=== Task ===
Only the lines from the start of the data below through the line that contains "var width = 1805, height = 1199;" are to be copied, exactly and without pictures.

=== Rows ===

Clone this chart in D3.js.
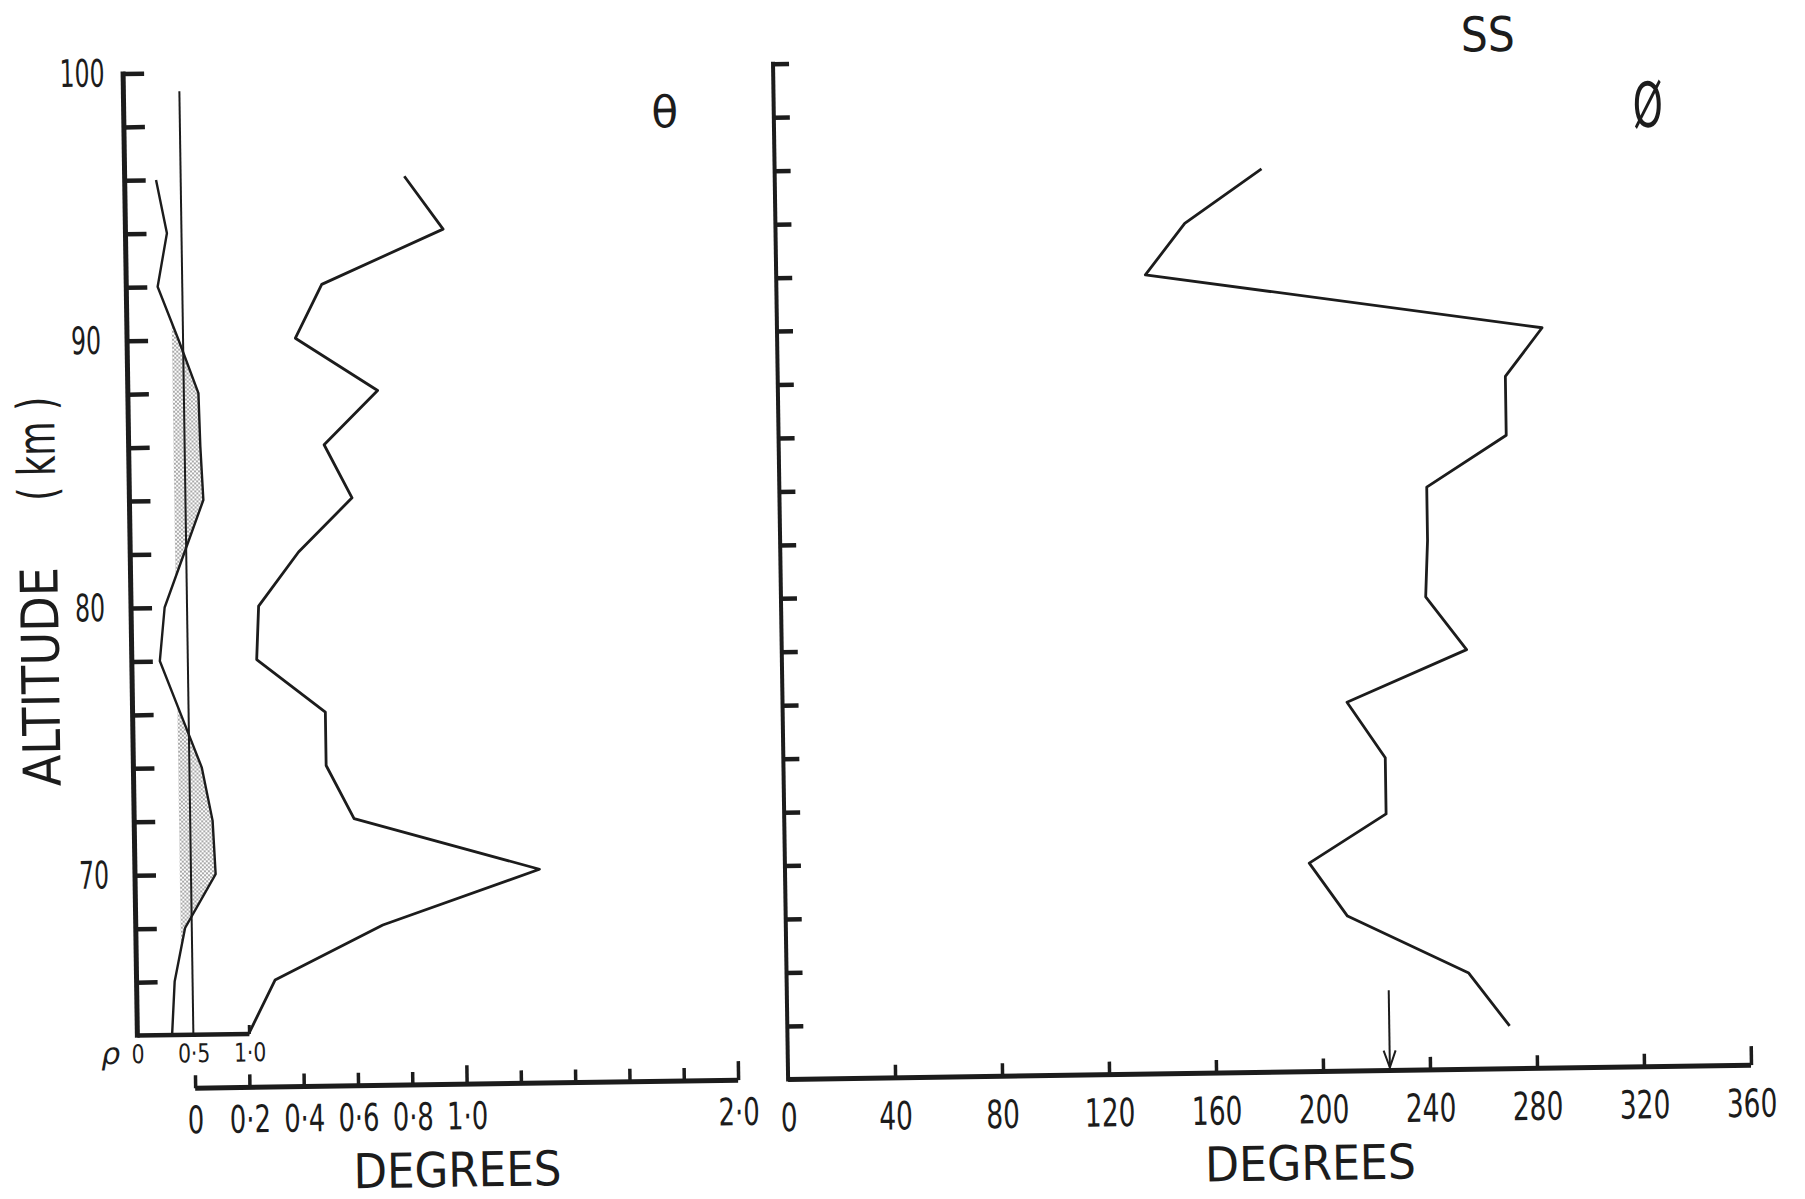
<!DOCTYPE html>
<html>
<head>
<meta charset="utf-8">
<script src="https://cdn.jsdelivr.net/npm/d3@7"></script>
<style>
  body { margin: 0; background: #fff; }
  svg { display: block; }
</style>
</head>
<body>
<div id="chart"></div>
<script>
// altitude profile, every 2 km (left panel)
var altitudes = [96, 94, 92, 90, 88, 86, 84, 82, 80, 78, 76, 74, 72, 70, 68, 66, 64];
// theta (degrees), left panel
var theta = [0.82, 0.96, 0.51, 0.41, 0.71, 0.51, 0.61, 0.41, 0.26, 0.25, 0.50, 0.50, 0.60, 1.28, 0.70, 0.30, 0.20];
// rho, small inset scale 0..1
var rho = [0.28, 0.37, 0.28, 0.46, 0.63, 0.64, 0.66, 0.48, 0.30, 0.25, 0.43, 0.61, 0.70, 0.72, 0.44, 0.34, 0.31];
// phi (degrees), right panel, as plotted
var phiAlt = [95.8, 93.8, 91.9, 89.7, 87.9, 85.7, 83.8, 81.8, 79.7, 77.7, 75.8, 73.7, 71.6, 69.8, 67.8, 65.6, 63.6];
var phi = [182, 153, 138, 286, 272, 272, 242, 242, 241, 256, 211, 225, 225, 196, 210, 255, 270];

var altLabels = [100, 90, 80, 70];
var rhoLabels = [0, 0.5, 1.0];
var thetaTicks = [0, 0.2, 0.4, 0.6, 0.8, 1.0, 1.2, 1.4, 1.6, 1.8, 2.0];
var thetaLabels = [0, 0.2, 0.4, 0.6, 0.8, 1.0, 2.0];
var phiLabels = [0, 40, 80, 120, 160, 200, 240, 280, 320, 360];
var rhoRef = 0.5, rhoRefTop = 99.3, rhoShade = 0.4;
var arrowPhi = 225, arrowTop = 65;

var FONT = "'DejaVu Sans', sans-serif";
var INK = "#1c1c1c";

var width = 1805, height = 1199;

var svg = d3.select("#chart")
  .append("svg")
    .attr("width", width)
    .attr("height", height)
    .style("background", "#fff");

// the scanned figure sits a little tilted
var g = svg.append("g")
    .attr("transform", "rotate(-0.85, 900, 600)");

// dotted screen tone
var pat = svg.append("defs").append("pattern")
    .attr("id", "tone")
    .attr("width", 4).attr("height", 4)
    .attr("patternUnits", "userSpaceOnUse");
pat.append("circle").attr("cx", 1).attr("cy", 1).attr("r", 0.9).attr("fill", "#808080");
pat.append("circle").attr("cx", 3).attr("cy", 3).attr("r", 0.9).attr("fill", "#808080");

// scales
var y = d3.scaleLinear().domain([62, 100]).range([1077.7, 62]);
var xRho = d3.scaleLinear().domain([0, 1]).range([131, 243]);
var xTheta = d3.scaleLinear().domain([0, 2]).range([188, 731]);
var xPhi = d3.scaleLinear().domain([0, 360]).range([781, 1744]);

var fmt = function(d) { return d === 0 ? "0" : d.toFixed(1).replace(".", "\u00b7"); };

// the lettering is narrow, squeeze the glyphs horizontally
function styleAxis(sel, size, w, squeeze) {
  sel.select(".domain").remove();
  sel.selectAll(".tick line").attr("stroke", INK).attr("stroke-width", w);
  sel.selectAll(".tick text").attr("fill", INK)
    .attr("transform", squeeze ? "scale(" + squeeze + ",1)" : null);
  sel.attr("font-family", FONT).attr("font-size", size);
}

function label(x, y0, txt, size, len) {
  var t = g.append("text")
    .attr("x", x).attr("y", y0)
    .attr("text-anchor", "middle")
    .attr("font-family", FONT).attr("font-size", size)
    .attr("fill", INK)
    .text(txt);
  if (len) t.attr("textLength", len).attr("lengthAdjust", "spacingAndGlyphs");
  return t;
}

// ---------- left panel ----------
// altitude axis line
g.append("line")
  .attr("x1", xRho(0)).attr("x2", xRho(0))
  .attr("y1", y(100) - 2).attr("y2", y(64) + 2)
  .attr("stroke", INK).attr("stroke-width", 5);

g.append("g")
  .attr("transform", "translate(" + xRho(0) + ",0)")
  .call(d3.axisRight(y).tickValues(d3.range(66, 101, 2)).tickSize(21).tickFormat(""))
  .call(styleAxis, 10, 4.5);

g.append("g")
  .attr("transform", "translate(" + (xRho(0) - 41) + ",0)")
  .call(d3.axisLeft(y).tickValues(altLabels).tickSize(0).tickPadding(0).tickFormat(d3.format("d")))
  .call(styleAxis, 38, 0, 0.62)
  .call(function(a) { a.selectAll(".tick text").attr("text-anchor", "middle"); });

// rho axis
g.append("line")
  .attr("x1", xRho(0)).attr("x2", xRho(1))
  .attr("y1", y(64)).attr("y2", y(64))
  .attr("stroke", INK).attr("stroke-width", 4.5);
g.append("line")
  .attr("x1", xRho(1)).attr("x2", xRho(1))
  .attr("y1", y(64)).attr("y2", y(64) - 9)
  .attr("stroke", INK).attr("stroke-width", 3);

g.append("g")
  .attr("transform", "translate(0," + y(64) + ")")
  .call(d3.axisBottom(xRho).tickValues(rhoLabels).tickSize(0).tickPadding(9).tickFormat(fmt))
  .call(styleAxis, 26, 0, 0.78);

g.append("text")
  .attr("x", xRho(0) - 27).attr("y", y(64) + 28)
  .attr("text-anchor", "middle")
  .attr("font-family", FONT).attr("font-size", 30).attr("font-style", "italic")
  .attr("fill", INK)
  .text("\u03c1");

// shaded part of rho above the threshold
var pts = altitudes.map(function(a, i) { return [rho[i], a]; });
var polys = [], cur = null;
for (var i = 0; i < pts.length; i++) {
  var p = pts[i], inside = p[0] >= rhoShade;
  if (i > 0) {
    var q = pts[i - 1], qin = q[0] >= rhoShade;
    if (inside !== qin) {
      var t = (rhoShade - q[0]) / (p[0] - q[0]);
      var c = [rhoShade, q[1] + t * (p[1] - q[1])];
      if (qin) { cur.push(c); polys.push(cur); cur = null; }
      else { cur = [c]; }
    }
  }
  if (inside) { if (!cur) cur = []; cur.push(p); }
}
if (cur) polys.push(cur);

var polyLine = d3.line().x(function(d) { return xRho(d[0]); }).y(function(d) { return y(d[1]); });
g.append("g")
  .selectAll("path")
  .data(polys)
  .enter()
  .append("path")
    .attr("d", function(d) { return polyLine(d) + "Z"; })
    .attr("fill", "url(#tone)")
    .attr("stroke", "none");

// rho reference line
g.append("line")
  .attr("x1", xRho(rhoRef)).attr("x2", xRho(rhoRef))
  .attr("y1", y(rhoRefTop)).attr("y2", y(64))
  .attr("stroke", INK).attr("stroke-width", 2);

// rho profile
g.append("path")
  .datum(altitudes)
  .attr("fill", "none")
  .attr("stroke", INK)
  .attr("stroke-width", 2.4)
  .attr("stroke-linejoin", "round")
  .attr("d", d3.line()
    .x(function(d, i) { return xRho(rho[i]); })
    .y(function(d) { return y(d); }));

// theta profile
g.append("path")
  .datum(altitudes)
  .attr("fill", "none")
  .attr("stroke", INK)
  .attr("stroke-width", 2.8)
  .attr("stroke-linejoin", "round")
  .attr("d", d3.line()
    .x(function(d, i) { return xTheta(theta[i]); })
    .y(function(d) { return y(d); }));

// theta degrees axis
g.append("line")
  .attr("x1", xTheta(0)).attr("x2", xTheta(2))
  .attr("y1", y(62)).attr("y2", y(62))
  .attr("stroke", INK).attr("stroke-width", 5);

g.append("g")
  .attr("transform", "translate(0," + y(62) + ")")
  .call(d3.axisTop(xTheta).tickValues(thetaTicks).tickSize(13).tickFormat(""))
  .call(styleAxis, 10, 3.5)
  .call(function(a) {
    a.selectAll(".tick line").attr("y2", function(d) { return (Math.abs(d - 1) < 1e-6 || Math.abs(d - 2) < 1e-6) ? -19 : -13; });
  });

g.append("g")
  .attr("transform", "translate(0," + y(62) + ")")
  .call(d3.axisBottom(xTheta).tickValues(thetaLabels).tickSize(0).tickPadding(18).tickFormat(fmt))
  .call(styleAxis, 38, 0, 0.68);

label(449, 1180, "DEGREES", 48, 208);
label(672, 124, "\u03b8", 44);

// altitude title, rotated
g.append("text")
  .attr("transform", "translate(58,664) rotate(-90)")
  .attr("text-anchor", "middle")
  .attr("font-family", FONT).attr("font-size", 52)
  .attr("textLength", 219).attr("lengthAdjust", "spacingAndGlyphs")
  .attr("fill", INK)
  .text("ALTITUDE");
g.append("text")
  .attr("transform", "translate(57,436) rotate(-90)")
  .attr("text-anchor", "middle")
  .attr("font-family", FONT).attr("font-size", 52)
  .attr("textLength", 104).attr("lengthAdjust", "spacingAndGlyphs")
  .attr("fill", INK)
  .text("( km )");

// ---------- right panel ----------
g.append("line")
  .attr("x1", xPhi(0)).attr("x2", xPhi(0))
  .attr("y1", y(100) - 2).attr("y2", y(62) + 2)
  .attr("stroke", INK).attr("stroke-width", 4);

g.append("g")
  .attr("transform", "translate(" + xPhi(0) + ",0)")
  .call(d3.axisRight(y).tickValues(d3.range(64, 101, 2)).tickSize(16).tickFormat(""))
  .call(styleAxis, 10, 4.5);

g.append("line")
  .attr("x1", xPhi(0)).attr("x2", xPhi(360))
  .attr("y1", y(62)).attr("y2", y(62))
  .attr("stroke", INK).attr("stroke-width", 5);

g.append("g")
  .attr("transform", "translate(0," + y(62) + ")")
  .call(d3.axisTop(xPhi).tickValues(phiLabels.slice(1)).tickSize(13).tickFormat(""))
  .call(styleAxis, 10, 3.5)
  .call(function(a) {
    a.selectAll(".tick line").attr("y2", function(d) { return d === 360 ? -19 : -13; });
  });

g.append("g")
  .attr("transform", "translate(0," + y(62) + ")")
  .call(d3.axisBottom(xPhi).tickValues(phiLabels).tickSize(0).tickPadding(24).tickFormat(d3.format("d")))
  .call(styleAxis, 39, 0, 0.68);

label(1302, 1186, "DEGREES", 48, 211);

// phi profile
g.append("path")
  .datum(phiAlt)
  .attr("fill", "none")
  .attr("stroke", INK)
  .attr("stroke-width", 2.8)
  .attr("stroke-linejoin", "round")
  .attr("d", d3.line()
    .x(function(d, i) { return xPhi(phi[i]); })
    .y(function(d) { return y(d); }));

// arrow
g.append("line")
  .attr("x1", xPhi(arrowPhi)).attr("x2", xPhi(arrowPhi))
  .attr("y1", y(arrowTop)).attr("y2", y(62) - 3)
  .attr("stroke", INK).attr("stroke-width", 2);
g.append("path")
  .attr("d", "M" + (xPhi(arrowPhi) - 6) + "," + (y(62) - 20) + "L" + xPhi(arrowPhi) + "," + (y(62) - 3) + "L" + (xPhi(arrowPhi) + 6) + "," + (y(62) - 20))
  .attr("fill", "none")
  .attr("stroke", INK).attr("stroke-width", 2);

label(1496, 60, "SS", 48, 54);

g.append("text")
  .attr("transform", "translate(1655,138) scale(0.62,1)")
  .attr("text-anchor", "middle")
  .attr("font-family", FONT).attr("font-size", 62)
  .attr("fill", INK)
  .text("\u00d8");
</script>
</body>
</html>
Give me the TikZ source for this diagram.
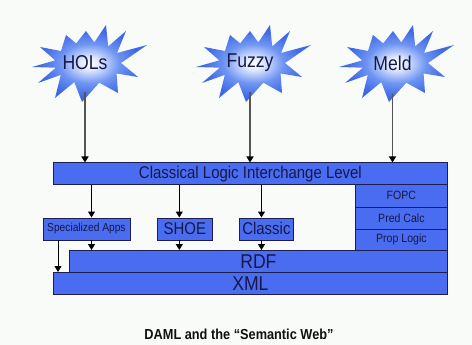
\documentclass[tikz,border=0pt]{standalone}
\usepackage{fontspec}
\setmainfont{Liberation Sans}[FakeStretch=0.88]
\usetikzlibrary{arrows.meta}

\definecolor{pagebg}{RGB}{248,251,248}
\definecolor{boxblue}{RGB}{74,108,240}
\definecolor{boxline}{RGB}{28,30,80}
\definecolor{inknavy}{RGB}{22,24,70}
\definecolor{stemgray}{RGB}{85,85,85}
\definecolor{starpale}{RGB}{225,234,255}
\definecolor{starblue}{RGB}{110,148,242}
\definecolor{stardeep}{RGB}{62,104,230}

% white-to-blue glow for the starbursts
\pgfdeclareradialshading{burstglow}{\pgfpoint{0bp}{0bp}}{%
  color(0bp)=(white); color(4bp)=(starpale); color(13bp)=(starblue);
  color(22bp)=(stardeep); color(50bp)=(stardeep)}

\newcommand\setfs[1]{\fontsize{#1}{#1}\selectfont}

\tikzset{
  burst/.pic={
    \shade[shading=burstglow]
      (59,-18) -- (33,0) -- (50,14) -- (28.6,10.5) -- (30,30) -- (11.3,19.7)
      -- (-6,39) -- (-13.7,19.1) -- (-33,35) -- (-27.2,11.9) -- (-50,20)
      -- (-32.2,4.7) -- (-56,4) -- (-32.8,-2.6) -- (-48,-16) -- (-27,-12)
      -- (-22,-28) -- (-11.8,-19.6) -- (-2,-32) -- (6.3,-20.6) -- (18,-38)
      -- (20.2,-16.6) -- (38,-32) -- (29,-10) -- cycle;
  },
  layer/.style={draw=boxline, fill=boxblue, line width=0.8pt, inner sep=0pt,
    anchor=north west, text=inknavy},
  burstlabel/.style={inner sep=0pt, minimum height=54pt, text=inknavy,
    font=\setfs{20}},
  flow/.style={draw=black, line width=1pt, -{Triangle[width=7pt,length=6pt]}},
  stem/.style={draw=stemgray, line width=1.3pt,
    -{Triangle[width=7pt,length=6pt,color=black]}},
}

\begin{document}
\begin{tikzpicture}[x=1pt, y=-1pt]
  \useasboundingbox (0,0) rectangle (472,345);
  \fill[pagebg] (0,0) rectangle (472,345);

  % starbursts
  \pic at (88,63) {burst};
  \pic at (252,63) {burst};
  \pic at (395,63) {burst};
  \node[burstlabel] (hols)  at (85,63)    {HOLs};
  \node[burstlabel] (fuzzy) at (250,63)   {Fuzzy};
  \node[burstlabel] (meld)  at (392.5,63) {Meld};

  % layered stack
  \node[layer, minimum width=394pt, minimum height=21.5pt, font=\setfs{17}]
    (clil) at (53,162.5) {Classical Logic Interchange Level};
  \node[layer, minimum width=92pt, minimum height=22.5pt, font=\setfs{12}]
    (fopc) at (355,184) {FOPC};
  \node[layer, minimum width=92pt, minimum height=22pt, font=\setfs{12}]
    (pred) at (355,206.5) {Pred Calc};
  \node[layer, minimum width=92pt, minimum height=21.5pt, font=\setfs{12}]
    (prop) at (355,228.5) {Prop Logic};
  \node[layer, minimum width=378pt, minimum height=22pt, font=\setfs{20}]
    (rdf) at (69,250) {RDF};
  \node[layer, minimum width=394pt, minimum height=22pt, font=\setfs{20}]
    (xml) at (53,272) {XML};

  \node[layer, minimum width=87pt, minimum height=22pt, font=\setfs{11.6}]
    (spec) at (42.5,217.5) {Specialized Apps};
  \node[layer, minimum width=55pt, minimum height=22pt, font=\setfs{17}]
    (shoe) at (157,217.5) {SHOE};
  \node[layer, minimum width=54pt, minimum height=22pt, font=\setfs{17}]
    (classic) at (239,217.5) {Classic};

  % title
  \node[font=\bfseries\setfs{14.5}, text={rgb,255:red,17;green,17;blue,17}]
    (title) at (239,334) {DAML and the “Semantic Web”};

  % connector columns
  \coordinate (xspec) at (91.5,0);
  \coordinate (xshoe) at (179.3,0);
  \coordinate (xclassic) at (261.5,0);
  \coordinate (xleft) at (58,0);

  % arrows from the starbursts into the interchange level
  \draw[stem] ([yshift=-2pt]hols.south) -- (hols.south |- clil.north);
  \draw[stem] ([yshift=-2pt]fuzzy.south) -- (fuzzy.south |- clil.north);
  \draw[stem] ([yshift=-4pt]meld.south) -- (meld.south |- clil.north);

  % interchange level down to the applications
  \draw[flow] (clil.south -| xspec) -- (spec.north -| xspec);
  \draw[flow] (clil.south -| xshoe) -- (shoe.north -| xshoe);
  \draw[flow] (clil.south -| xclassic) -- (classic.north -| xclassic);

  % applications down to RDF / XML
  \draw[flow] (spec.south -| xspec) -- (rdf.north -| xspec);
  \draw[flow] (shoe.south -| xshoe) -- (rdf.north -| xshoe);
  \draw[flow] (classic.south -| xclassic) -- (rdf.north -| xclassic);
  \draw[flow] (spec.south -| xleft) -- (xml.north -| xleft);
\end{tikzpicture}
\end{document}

=== Reply ===
Clone this chart in D3.js.
<!DOCTYPE html>
<html>
<head>
<meta charset="utf-8">
<script src="https://cdn.jsdelivr.net/npm/d3@7"></script>
<style>
  body { margin: 0; background: #fff; }
  svg { display: block; }
</style>
</head>
<body>
<div id="chart"></div>
<script>
// altitude profile, every 2 km (left panel)
var altitudes = [96, 94, 92, 90, 88, 86, 84, 82, 80, 78, 76, 74, 72, 70, 68, 66, 64];
// theta (degrees), left panel
var theta = [0.82, 0.96, 0.51, 0.41, 0.71, 0.51, 0.61, 0.41, 0.26, 0.25, 0.50, 0.50, 0.60, 1.28, 0.70, 0.30, 0.20];
// rho, small inset scale 0..1
var rho = [0.28, 0.37, 0.28, 0.46, 0.63, 0.64, 0.66, 0.48, 0.30, 0.25, 0.43, 0.61, 0.70, 0.72, 0.44, 0.34, 0.31];
// phi (degrees), right panel, as plotted
var phiAlt = [95.8, 93.8, 91.9, 89.7, 87.9, 85.7, 83.8, 81.8, 79.7, 77.7, 75.8, 73.7, 71.6, 69.8, 67.8, 65.6, 63.6];
var phi = [182, 153, 138, 286, 272, 272, 242, 242, 241, 256, 211, 225, 225, 196, 210, 255, 270];

var altLabels = [100, 90, 80, 70];
var rhoLabels = [0, 0.5, 1.0];
var thetaTicks = [0, 0.2, 0.4, 0.6, 0.8, 1.0, 1.2, 1.4, 1.6, 1.8, 2.0];
var thetaLabels = [0, 0.2, 0.4, 0.6, 0.8, 1.0, 2.0];
var phiLabels = [0, 40, 80, 120, 160, 200, 240, 280, 320, 360];
var rhoRef = 0.5, rhoRefTop = 99.3, rhoShade = 0.4;
var arrowPhi = 225, arrowTop = 65;

var FONT = "'DejaVu Sans', sans-serif";
var INK = "#1c1c1c";

var width = 1805, height = 1199;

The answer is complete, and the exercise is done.